近年のエネルギー問題を調べたいなら、もっと時事に即した本はあるでしょう。でも、もっと根源的に、人類にとってエネルギーとは何なのか? を考えるに、ここまで根源に触れる本はないでしょう。ひさびさにアカデミックな面白さを感じる本でした。
物理学のミステリー
続いては「プロジェクト・ヘイル・メアリー」。『火星の人』とか『アルテミス』の著者が書いたといえば、分かる人には分かるでしょうか。
ペトロヴァ問題と呼ばれる災禍によって、太陽エネルギーが指数関数的に減少、存亡の危機に瀕した人類は「プロジェクト・ヘイル・メアリー」を発動。遠く宇宙に向けて最後の希望となる恒星間宇宙船を放った……。
というストーリーのハードSFなのですが、実は中高生でも分かる科学トリビアが散りばめられているのが、アンディ・ウィアーの小説の特徴です。主人公は、記憶喪失の状態で物語は始まります。
グレースは、真っ白い奇妙な部屋で、たった一人で目を覚ました。
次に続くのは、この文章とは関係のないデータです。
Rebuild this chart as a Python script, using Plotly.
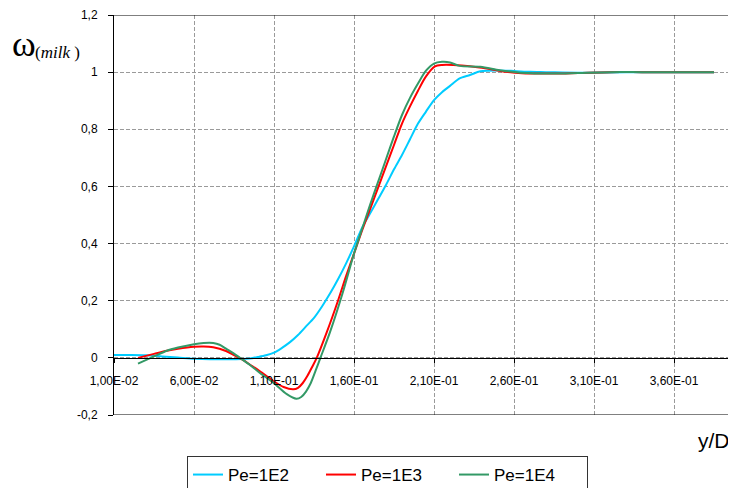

ロボットアームに看護されながらずいぶん長く寝ていたようで、自分の名前も思い出せなかったが、推測するに、どうやらここは地球ではないらしい……。断片的によみがえる記憶と科学知識から、彼は少しずつ真実を導き出す。ここは宇宙船〈ヘイル・メアリー〉号――。
意識を回復させた主人公は、ある実験を行うことで、ここが地球上ではないことを明らかにするのです。さて、その実験とは……。
ハードSFというと、古くは相対性理論、新しめだと量子力学とかをモチーフにしたものが多く、スケールは大きいものの、けっこう難解なところがありました。プロジェクト・ヘイル・メアリーは、後半に行くにしたがってスケールは大きくなりますが、冒頭から散りばめられたトリビアは、『火星の人』を思い起こさせる、読んでいてワクワクしてしまう一冊なのです。
さらっと紹介
ここからは今年書評でも紹介した本たちです。
まず『そのビジネス課題、最新の経済学で「すでに解決」しています。』は、なぜ企業がリピーターよりも新規顧客を優遇するのか? とか、NFTを限定発行してオークションにかける場合の最適な数量はいくつか? とかを、現代の最新経済学で解くというものです。書評はこちら。
『波瀾の時代の幸福論 マネー、ビジネス、人生の「足る」を知る』は、かの有名な投資信託バンガードの創業者が、仕事とは何か? について語ったもの。素晴らしい仕事哲学だと思いました。書評はこちら。
『つみたて投資の終わり方』は著名FPが、積立ではなく取り崩しの方法について書いた薄い本。FIREする人だけでなく、だれでもいずれはこれを気にしなくてはなりません。書評はこちら。
金融の中でも金貸しは儲かる仕事の典型です。その筆頭サラ金が、どのように生まれ、なぜ凋落したのか。それを歴史から紐解くドキュメンタリー。書評はこちら。
2022年の話題といえば、何よりもインフレだったわけですが、果たしてインフレとは何なのでしょうか? 教科書的にではなく、現在の経済学の限界にも触れながら、物価について解説した良書です。書評は3本も書きました。こちらとこちらとこちら。
1992年刊行の「FIREのバイブル」です。ただ面白いのは、FIREという言葉を使わず、FIの重要性を説きながらも、REについては重視していないところ。FIerという表現がぴったりくる必読の一冊でした。書評はこちら。
よく投資は心理戦だと言われます。技術や理論よりも、心の制御が大事だと。ではさて、人の心はお金をどのように捉えてしまうものなのでしょうか。書評はこちら。
Voicyにハマった
もう1つ、2022年はVoicyにハマった年でした。VoicyってただのPodcastでしょ? とか思っていたのですが、テクノロジーというよりもエコシステムが大事だと気づかされました。課金機能と専用アプリを用意することで、著名人が定期的に音声コンテンツをアップするのです。
Voicyを聞くきっかけとなったのが、久々のちきりんでした。もう10年くらい前、ちきりんとは間接的に仕事で関わったことがあって、頭いい人だなぁと思っていたのですが、「最後の本」という『自分の意見で生きていこう』も読み、定期的にVoicyを聞いています。
ちきりんVoicyについては、このブログでも何度か取り上げました。あれ、6本も書いているんですね。さすがちきりん、トピックの選び方の波長が合っている感じです。